Yozakura Quartet is almost good
I don’t know what it is that compels me to write about mediocre-to-average shows by Studio Normad, but whatever.
Kou Matsuo isn’t a director whose work I’m terribly familiar with. I did however really like Kure-nai, so I figured Yozakura Quartet would be good, too. And it is! Almost.
One of the things that made Kure-nai work was how naturally directed the character interaction was. I won’t say it felt unscripted or improvised, but it had a looseness to it that you don’t see in many cartoons. Plot centric scenes were also handled in a very natural way, but they still managed to carry a strong sense of drama.
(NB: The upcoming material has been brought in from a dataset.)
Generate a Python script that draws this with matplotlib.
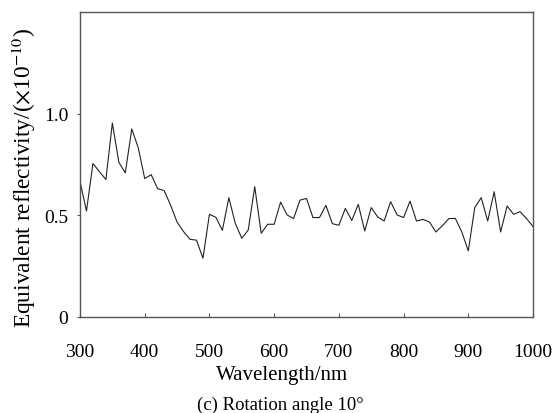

Yozakura Quartet has some of the Kure-nai magic when the characters are just doing slice of life stuff, but when plot things happen the show gets really bad. Maybe Matsuo doesn’t care about this plot, and I don’t blame him– becuase it sucks. And that is what brings Quartet down. Its plot is so generic, bad and poorly explained that I just don’t care whenever it rears its head.
Normad’s animation is also pretty average, as usual. They’re an ok studio but they really need to find a way to actually animate things. They draw still images and character designs well, though!
From what I understand he had more say in the story for Kurenai (I guess involved in the script?) whereas for this show it’s left to someone else and he’s just doing a basic directing job.
Who needs plot anyway? I watch this for nice character designs and Kotoha, and would still watch it with no plot whatsoever. Oh,wait, it would probably be much better show that way.
But seriously, I was one of the few people actually looking forward to this show(mostly because of the character design), and the first two episodes were pretty disappointing. But it got better from there, and even though the story still drags it down, it slowly turns out to be a decent series. Not anywhere close to the top shows this season, but still enjoyable enough.
I enjoyed the characters, setting, and premise enough to pick up the Del Rey manga volumes 1 & 2 of it out of curiousity, and was surprised that the manga actually is less plot, more character slice of life so far…not great stuff, but definitely more in keeping with what I’d expect the Kurenai director to do (basically mostly the good bits you described). I’m assuming the “plot” stuff is a mix of stuff added in and events from later in the manga that have been “bumped up” to make it “more exciting”. Meh. I really didn’t like how they rewrote the one story with the kid that didn’t want his mind read. In the manga version, Aoi actually refused to read his mind from the beginning, and had to figure out by other means what his deal was (which annoyed Hime), exactly the opposite of what was in the anime, which came across as heavy-handed. It’s a shame Kou didn’t have more a say in the scripting of the show.